Only last week there was a parliamentary debate about electrical training, safety, testing etc & regular inspections was being pushed forwards. I am not sure how far it got.


----------



## holstein (Jan 23, 2014)

Thanks once again for all the help and advice given. I have to say that I am amazed that whenever I go into a restaurant, department store, supermarket, or any other public place that there aren't statutory requirements as far as public safety is concerned.

There are employees at these premises, surely they must be safeguarded by some legislation somewhere ? I have public liability insurance which covers me for any harm that visitors to my premises might encounter, even if it was the result of sheer stupidity on their part.

You may have guessed by now that I am very concerned about the safety of patrons whilst on these premises. I have heard something about a PAT test. Is this a test just for appliances as opposed to the cabling and electrical infrastructure of the premises ?
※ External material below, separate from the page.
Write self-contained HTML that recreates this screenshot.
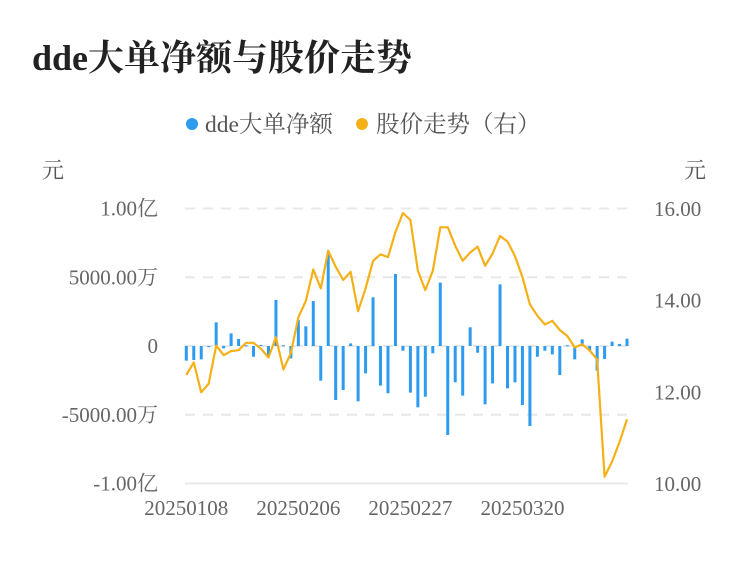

Thanks again for your help.


----------



## great68 (Dec 31, 2012)

PAT, Portable appliance testing.


----------



## septiclecky (Oct 17, 2008)

great68 said:


> There is no statutory requirement in this country for inspections, however the manager/owner has a duty of care for the patrons/premises and may not realise they would be personally legally responsible if something was to go wrong.
> The local council would be involved with things like emergency lighting, fire alarms and exit signs though . I find its only when the insurance company asks for a report, an inspection gets done.


Think you will find there is otherwise the club or other premises similar would not be granted a licence by the local authority to allow the club to run sell alcohol etc


----------



## great68 (Dec 31, 2012)

septiclecky said:


> Think you will find there is otherwise the club or other premises similar would not be granted a licence by the local authority to allow the club to run sell alcohol etc



Please show me proof that it is a legal requirement to have testing carried out, as it will generate a lot of work for me.


----------